Heutige Bundesbürger und auch die nächsten Generationen müssen mit den Folgen des Atomkraft-Enthusiasmus vergangener Jahrzehnte leben. Deshalb, sagte Michael Müller, SPD-Umweltpolitiker und Co-Vorsitzende der Endlager-Findungskommission, dürfe es an einer Sache in der Endlager-Diskussion nicht fehlen: an Reflexion und Weitblick. Denn eine ausreichende Reflexion habe nie statt gefunden.
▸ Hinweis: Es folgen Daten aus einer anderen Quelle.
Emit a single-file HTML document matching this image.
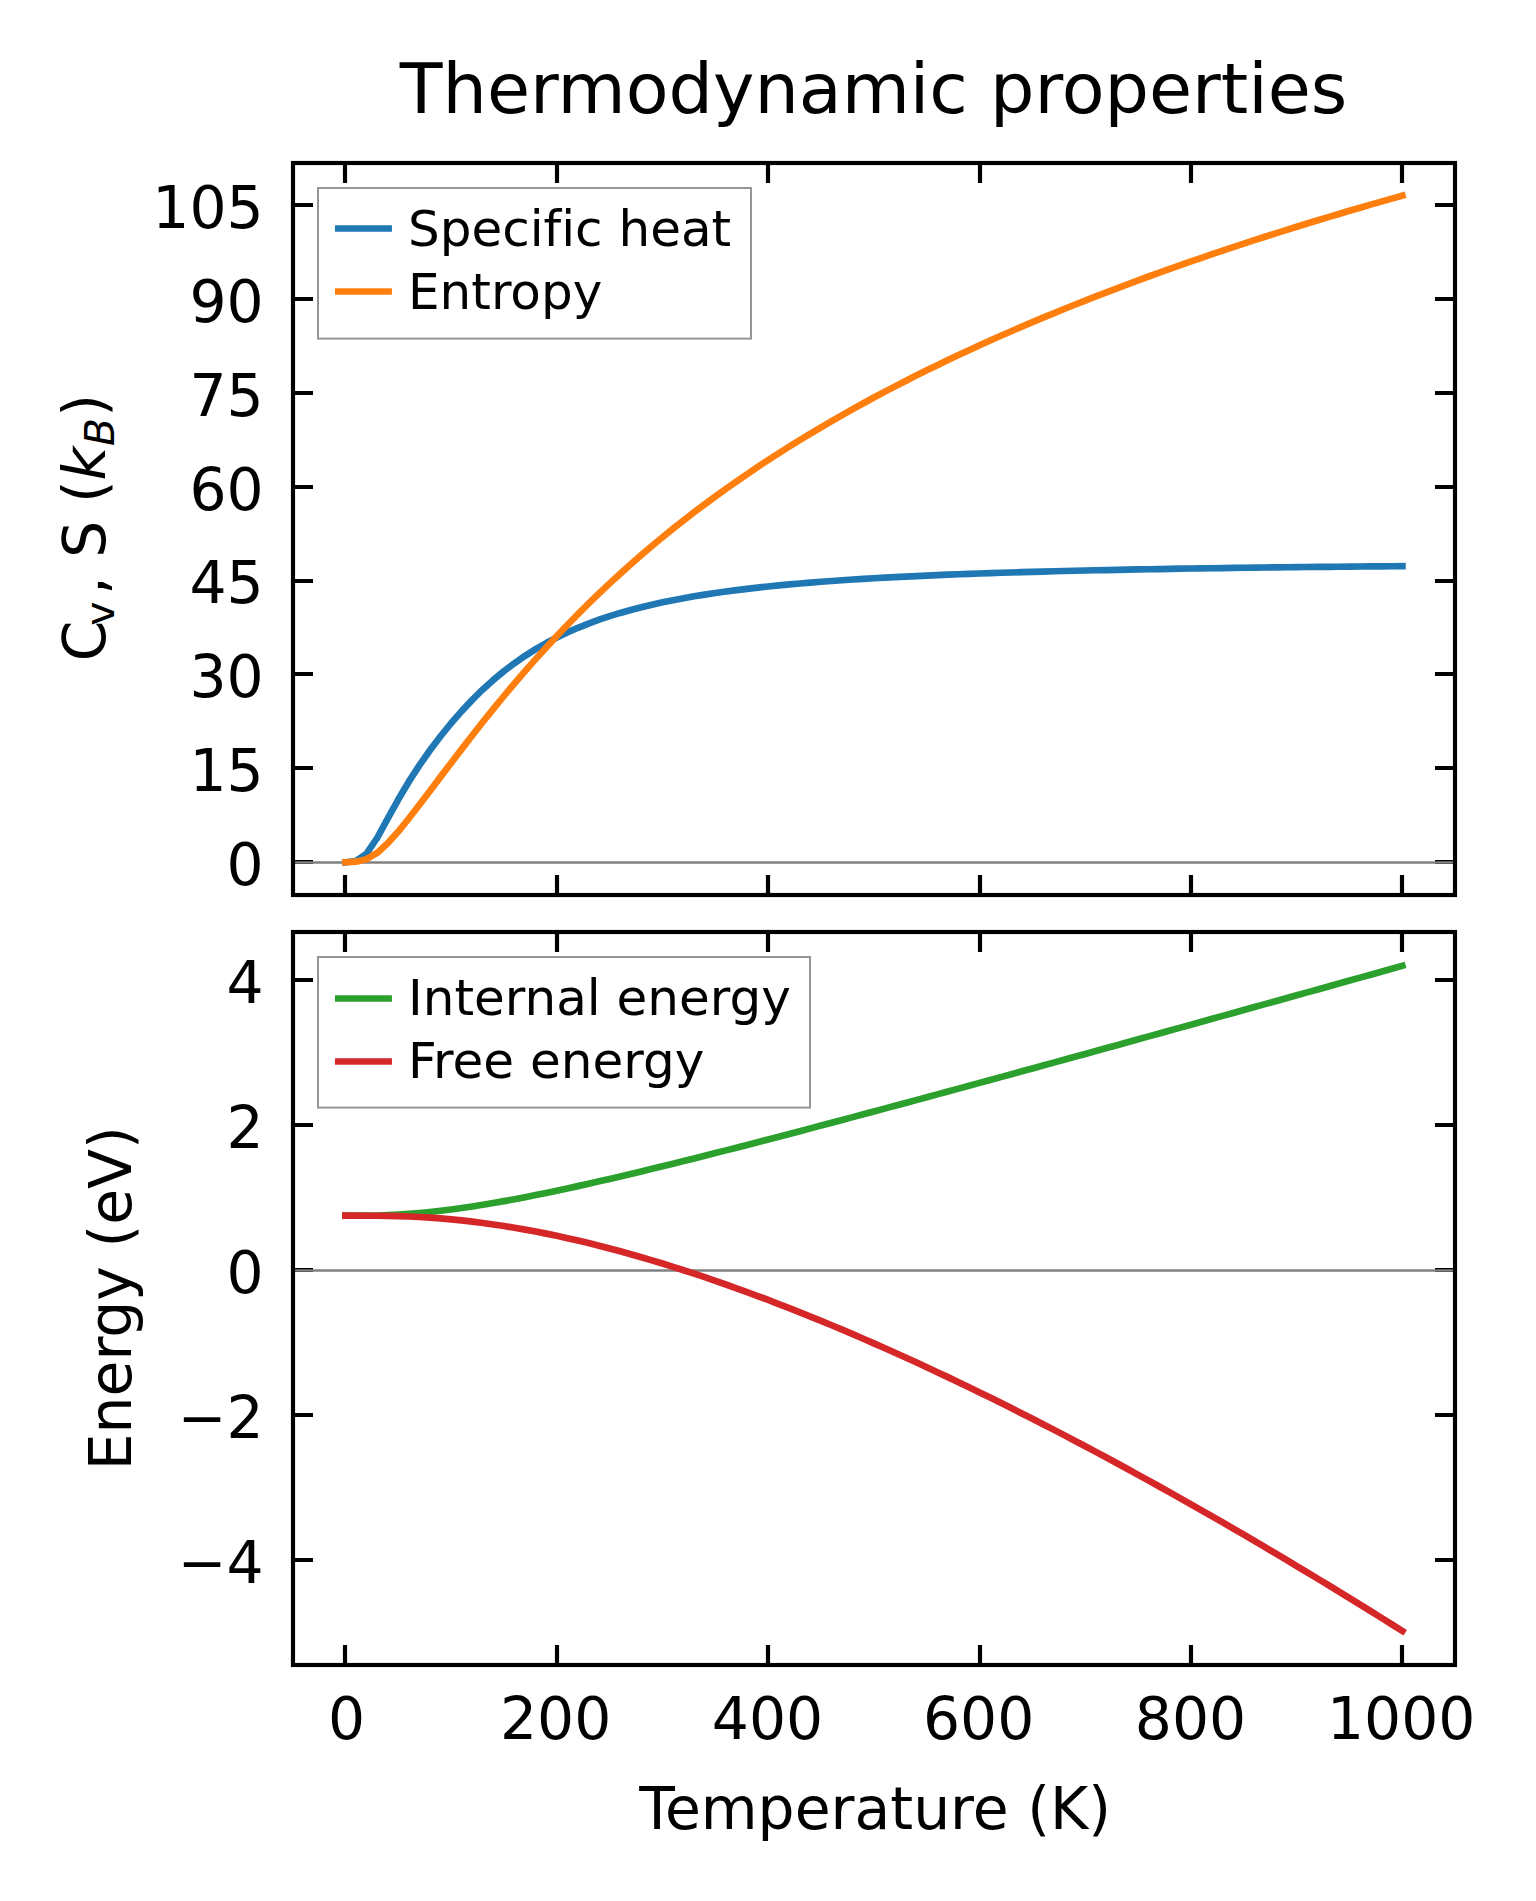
<!DOCTYPE html>
<html lang="en"><head><meta charset="utf-8"><title>Thermodynamic properties</title>
<style>html,body{margin:0;padding:0;background:#fff}svg{display:block}text{font-family:"DejaVu Sans","Liberation Sans",sans-serif;fill:#000;font-variant-ligatures:none;font-feature-settings:"liga" 0,"clig" 0}.i{font-style:italic}</style></head><body>
<svg width="1536" height="1901" viewBox="0 0 1536 1901">
<rect width="1536" height="1901" fill="#fff"/>
<path d="M345.0 163.0v20.0M345.0 895.0v-20.0M557.0 163.0v20.0M557.0 895.0v-20.0M768.0 163.0v20.0M768.0 895.0v-20.0M980.0 163.0v20.0M980.0 895.0v-20.0M1191.0 163.0v20.0M1191.0 895.0v-20.0M1402.0 163.0v20.0M1402.0 895.0v-20.0M293.0 862.0h20.0M1455.0 862.0h-20.0M293.0 768.0h20.0M1455.0 768.0h-20.0M293.0 674.0h20.0M1455.0 674.0h-20.0M293.0 581.0h20.0M1455.0 581.0h-20.0M293.0 487.0h20.0M1455.0 487.0h-20.0M293.0 393.0h20.0M1455.0 393.0h-20.0M293.0 299.0h20.0M1455.0 299.0h-20.0M293.0 205.0h20.0M1455.0 205.0h-20.0" stroke="#000" stroke-width="4.17" fill="none"/>
<path d="M293.0 862.50H1455.0" stroke="#808080" stroke-width="2.5"/>
<polyline points="345.40,862.25 355.97,861.01 366.54,853.73 377.11,838.00 387.68,818.72 398.25,799.52 408.82,781.68 419.39,765.33 429.96,750.26 440.53,736.27 451.10,723.24 461.67,711.12 472.24,699.88 482.81,689.49 493.38,679.93 503.95,671.16 514.52,663.14 525.09,655.81 535.66,649.13 546.23,643.04 556.80,637.48 567.37,632.42 577.94,627.79 588.51,623.57 599.08,619.70 609.65,616.17 620.22,612.92 630.79,609.94 641.36,607.19 651.93,604.66 662.50,602.33 673.07,600.17 683.64,598.17 694.21,596.32 704.78,594.60 715.35,593.00 725.92,591.51 736.49,590.12 747.06,588.83 757.63,587.61 768.20,586.48 778.77,585.41 789.34,584.42 799.91,583.48 810.48,582.59 821.05,581.76 831.62,580.98 842.19,580.24 852.76,579.54 863.33,578.88 873.90,578.25 884.47,577.66 895.04,577.10 905.61,576.57 916.18,576.06 926.75,575.58 937.32,575.12 947.89,574.68 958.46,574.27 969.03,573.87 979.60,573.50 990.17,573.14 1000.74,572.79 1011.31,572.46 1021.88,572.15 1032.45,571.85 1043.02,571.56 1053.59,571.28 1064.16,571.02 1074.73,570.76 1085.30,570.52 1095.87,570.28 1106.44,570.06 1117.01,569.84 1127.58,569.63 1138.15,569.43 1148.72,569.24 1159.29,569.05 1169.86,568.87 1180.43,568.70 1191.00,568.54 1201.57,568.38 1212.14,568.22 1222.71,568.07 1233.28,567.93 1243.85,567.79 1254.42,567.65 1264.99,567.52 1275.56,567.39 1286.13,567.27 1296.70,567.15 1307.27,567.04 1317.84,566.93 1328.41,566.82 1338.98,566.72 1349.55,566.62 1360.12,566.52 1370.69,566.42 1381.26,566.33 1391.83,566.24 1402.40,566.15" fill="none" stroke="#1f77b4" stroke-width="6.67" stroke-linejoin="round" stroke-linecap="square"/>
<polyline points="345.40,862.25 355.97,861.69 366.54,859.13 377.11,852.92 387.68,843.33 398.25,831.53 408.82,818.50 419.39,804.83 429.96,790.89 440.53,776.88 451.10,762.93 461.67,749.10 472.24,735.47 482.81,722.05 493.38,708.90 503.95,696.01 514.52,683.42 525.09,671.13 535.66,659.13 546.23,647.45 556.80,636.06 567.37,624.97 577.94,614.17 588.51,603.65 599.08,593.41 609.65,583.44 620.22,573.72 630.79,564.25 641.36,555.03 651.93,546.03 662.50,537.26 673.07,528.70 683.64,520.35 694.21,512.19 704.78,504.23 715.35,496.45 725.92,488.84 736.49,481.40 747.06,474.13 757.63,467.01 768.20,460.04 778.77,453.22 789.34,446.54 799.91,439.99 810.48,433.57 821.05,427.28 831.62,421.10 842.19,415.05 852.76,409.10 863.33,403.26 873.90,397.53 884.47,391.90 895.04,386.37 905.61,380.93 916.18,375.59 926.75,370.33 937.32,365.16 947.89,360.08 958.46,355.07 969.03,350.15 979.60,345.30 990.17,340.52 1000.74,335.82 1011.31,331.18 1021.88,326.62 1032.45,322.12 1043.02,317.68 1053.59,313.31 1064.16,309.00 1074.73,304.74 1085.30,300.55 1095.87,296.41 1106.44,292.32 1117.01,288.29 1127.58,284.31 1138.15,280.38 1148.72,276.50 1159.29,272.67 1169.86,268.88 1180.43,265.15 1191.00,261.45 1201.57,257.80 1212.14,254.20 1222.71,250.63 1233.28,247.11 1243.85,243.62 1254.42,240.18 1264.99,236.77 1275.56,233.40 1286.13,230.07 1296.70,226.77 1307.27,223.51 1317.84,220.29 1328.41,217.09 1338.98,213.93 1349.55,210.80 1360.12,207.71 1370.69,204.64 1381.26,201.61 1391.83,198.60 1402.40,195.63" fill="none" stroke="#ff7f0e" stroke-width="6.67" stroke-linejoin="round" stroke-linecap="square"/>
<rect x="293.0" y="163.0" width="1162.0" height="732.0" fill="none" stroke="#000" stroke-width="4.17"/>
<path d="M345.0 932.0v20.0M345.0 1665.0v-20.0M557.0 932.0v20.0M557.0 1665.0v-20.0M768.0 932.0v20.0M768.0 1665.0v-20.0M980.0 932.0v20.0M980.0 1665.0v-20.0M1191.0 932.0v20.0M1191.0 1665.0v-20.0M1402.0 932.0v20.0M1402.0 1665.0v-20.0M293.0 980.0h20.0M1455.0 980.0h-20.0M293.0 1125.0h20.0M1455.0 1125.0h-20.0M293.0 1270.0h20.0M1455.0 1270.0h-20.0M293.0 1415.0h20.0M1455.0 1415.0h-20.0M293.0 1560.0h20.0M1455.0 1560.0h-20.0" stroke="#000" stroke-width="4.17" fill="none"/>
<path d="M293.0 1270.50H1455.0" stroke="#808080" stroke-width="2.5"/>
<polyline points="345.40,1215.69 355.97,1215.69 366.54,1215.65 377.11,1215.49 387.68,1215.15 398.25,1214.62 408.82,1213.90 419.39,1213.02 429.96,1211.97 440.53,1210.79 451.10,1209.46 461.67,1208.02 472.24,1206.45 482.81,1204.78 493.38,1203.01 503.95,1201.14 514.52,1199.19 525.09,1197.17 535.66,1195.08 546.23,1192.92 556.80,1190.70 567.37,1188.43 577.94,1186.12 588.51,1183.76 599.08,1181.36 609.65,1178.92 620.22,1176.44 630.79,1173.94 641.36,1171.41 651.93,1168.85 662.50,1166.27 673.07,1163.67 683.64,1161.04 694.21,1158.40 704.78,1155.73 715.35,1153.05 725.92,1150.36 736.49,1147.65 747.06,1144.93 757.63,1142.19 768.20,1139.45 778.77,1136.69 789.34,1133.92 799.91,1131.15 810.48,1128.36 821.05,1125.57 831.62,1122.76 842.19,1119.95 852.76,1117.13 863.33,1114.31 873.90,1111.48 884.47,1108.64 895.04,1105.80 905.61,1102.95 916.18,1100.10 926.75,1097.24 937.32,1094.38 947.89,1091.51 958.46,1088.64 969.03,1085.76 979.60,1082.88 990.17,1080.00 1000.74,1077.11 1011.31,1074.22 1021.88,1071.33 1032.45,1068.43 1043.02,1065.53 1053.59,1062.63 1064.16,1059.73 1074.73,1056.82 1085.30,1053.91 1095.87,1051.00 1106.44,1048.08 1117.01,1045.17 1127.58,1042.25 1138.15,1039.33 1148.72,1036.40 1159.29,1033.48 1169.86,1030.55 1180.43,1027.62 1191.00,1024.69 1201.57,1021.76 1212.14,1018.83 1222.71,1015.89 1233.28,1012.96 1243.85,1010.02 1254.42,1007.08 1264.99,1004.14 1275.56,1001.20 1286.13,998.26 1296.70,995.31 1307.27,992.37 1317.84,989.42 1328.41,986.47 1338.98,983.52 1349.55,980.57 1360.12,977.62 1370.69,974.67 1381.26,971.72 1391.83,968.77 1402.40,965.81" fill="none" stroke="#2ca02c" stroke-width="6.67" stroke-linejoin="round" stroke-linecap="square"/>
<polyline points="345.40,1215.69 355.97,1215.69 366.54,1215.71 377.11,1215.77 387.68,1215.91 398.25,1216.15 408.82,1216.52 419.39,1217.03 429.96,1217.67 440.53,1218.45 451.10,1219.37 461.67,1220.43 472.24,1221.63 482.81,1222.96 493.38,1224.43 503.95,1226.02 514.52,1227.75 525.09,1229.59 535.66,1231.56 546.23,1233.64 556.80,1235.85 567.37,1238.16 577.94,1240.58 588.51,1243.11 599.08,1245.74 609.65,1248.47 620.22,1251.30 630.79,1254.23 641.36,1257.25 651.93,1260.36 662.50,1263.56 673.07,1266.85 683.64,1270.22 694.21,1273.67 704.78,1277.20 715.35,1280.81 725.92,1284.50 736.49,1288.27 747.06,1292.10 757.63,1296.01 768.20,1299.99 778.77,1304.04 789.34,1308.15 799.91,1312.33 810.48,1316.58 821.05,1320.89 831.62,1325.26 842.19,1329.69 852.76,1334.18 863.33,1338.74 873.90,1343.34 884.47,1348.01 895.04,1352.73 905.61,1357.51 916.18,1362.34 926.75,1367.22 937.32,1372.15 947.89,1377.14 958.46,1382.18 969.03,1387.26 979.60,1392.40 990.17,1397.58 1000.74,1402.81 1011.31,1408.08 1021.88,1413.41 1032.45,1418.77 1043.02,1424.19 1053.59,1429.64 1064.16,1435.14 1074.73,1440.68 1085.30,1446.27 1095.87,1451.89 1106.44,1457.56 1117.01,1463.27 1127.58,1469.01 1138.15,1474.80 1148.72,1480.63 1159.29,1486.49 1169.86,1492.39 1180.43,1498.33 1191.00,1504.31 1201.57,1510.32 1212.14,1516.37 1222.71,1522.46 1233.28,1528.58 1243.85,1534.74 1254.42,1540.93 1264.99,1547.15 1275.56,1553.41 1286.13,1559.70 1296.70,1566.03 1307.27,1572.38 1317.84,1578.77 1328.41,1585.19 1338.98,1591.65 1349.55,1598.13 1360.12,1604.65 1370.69,1611.20 1381.26,1617.77 1391.83,1624.38 1402.40,1631.02" fill="none" stroke="#d62728" stroke-width="6.67" stroke-linejoin="round" stroke-linecap="square"/>
<rect x="293.0" y="932.0" width="1162.0" height="733.0" fill="none" stroke="#000" stroke-width="4.17"/>
<rect x="318.0" y="188.0" width="433.0" height="150.6" fill="#fff" fill-opacity="0.9" stroke="#959595" stroke-width="2"/>
<path d="M338.30 228.50h50.30" stroke="#1f77b4" stroke-width="6.67" stroke-linecap="square"/>
<text x="408.00" y="246.00" font-size="50.00">Specific heat</text>
<path d="M338.30 291.50h50.30" stroke="#ff7f0e" stroke-width="6.67" stroke-linecap="square"/>
<text x="408.00" y="308.80" font-size="50.00">Entropy</text>
<rect x="318.0" y="957.0" width="492.0" height="150.6" fill="#fff" fill-opacity="0.9" stroke="#959595" stroke-width="2"/>
<path d="M338.30 998.50h50.30" stroke="#2ca02c" stroke-width="6.67" stroke-linecap="square"/>
<text x="408.00" y="1015.00" font-size="50.00">Internal energy</text>
<path d="M338.30 1061.50h50.30" stroke="#d62728" stroke-width="6.67" stroke-linecap="square"/>
<text x="408.00" y="1077.80" font-size="50.00">Free energy</text>
<text x="873.50" y="112.90" font-size="70.00" text-anchor="middle">Thermodynamic properties</text>
<text x="263.70" y="885.00" font-size="58.33" text-anchor="end">0</text>
<text x="263.70" y="791.00" font-size="58.33" text-anchor="end">15</text>
<text x="263.70" y="697.00" font-size="58.33" text-anchor="end">30</text>
<text x="263.70" y="603.00" font-size="58.33" text-anchor="end">45</text>
<text x="263.70" y="509.50" font-size="58.33" text-anchor="end">60</text>
<text x="263.70" y="416.00" font-size="58.33" text-anchor="end">75</text>
<text x="263.70" y="322.00" font-size="58.33" text-anchor="end">90</text>
<text x="263.70" y="228.00" font-size="58.33" text-anchor="end">105</text>
<text x="263.70" y="1003.00" font-size="58.33" text-anchor="end">4</text>
<text x="263.70" y="1148.00" font-size="58.33" text-anchor="end">2</text>
<text x="263.70" y="1293.00" font-size="58.33" text-anchor="end">0</text>
<text x="263.70" y="1438.00" font-size="58.33" text-anchor="end">−2</text>
<text x="263.70" y="1583.00" font-size="58.33" text-anchor="end">−4</text>
<text x="346.50" y="1738.60" font-size="58.33" text-anchor="middle">0</text>
<text x="555.60" y="1738.60" font-size="58.33" text-anchor="middle">200</text>
<text x="767.50" y="1738.60" font-size="58.33" text-anchor="middle">400</text>
<text x="978.60" y="1738.60" font-size="58.33" text-anchor="middle">600</text>
<text x="1190.50" y="1738.60" font-size="58.33" text-anchor="middle">800</text>
<text x="1401.20" y="1738.60" font-size="58.33" text-anchor="middle">1000</text>
<text x="875.10" y="1829.00" font-size="58.33" text-anchor="middle">Temperature (K)</text>
<text transform="translate(130.90 1298.30) rotate(-90)" font-size="58.33" text-anchor="middle">Energy (eV)</text>
<text transform="translate(104.70 661.20) rotate(-90)" font-size="58.33"><tspan x="0.00" y="0.00" font-size="58.33">C</tspan><tspan x="35.40" y="9.40" font-size="40.83">v</tspan><tspan x="66.40" y="0.00" font-size="58.33">, </tspan><tspan x="103.50" y="0.00" font-size="58.33">S </tspan><tspan x="158.30" y="0.00" font-size="58.33">(</tspan><tspan x="180.60" y="0.00" font-size="58.33" class="i">k</tspan><tspan x="215.20" y="9.40" font-size="40.83" class="i">B</tspan><tspan x="244.50" y="0.00" font-size="58.33">)</tspan></text>
</svg></body></html>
Dass Deutschland in den kommenden Jahrzehnten teilweise doppelt so viel Atommüll entsorgen muss, als ursprünglich gedacht, überrascht Müller nicht: "Die ganze Geschichte der Atomenergie stand von Anfang an unter dem Gesichtspunkt, erstens, eines naiven Technikverständnisses und, zweitens, des Wettlaufs um die Bombe." Dabei wäre es notwendig gewesen, schon am Anfang über die Spätfolgen zu diskutieren. Er selbst habe ein Problem mit dem Begriff "Endlager":
"Denn wenn im Jahr 2022 das letzte Atomkraftwerk abgeschaltet wird, müssen wir eine Lösung finden für das Jahr 1.002.020. Und wer da sagt, er hätte eine dauerhafte Endlagerlösung - ja, da habe ich meinen Zweifel, das finde ich ein bisschen Blasphemie."
Gefunden werden müsse vielmehr eine möglichst sichere Verwahrung und Möglichkeiten, mit denen auch spätere Generationen "vernunftgerecht" umgehen könnten.
Müller betonte, auf jeden Fall müsse für eine bestimmte Zeit die Möglichkeit gegeben sein, "eventuell gefundene Verfahren noch verbessern zu können."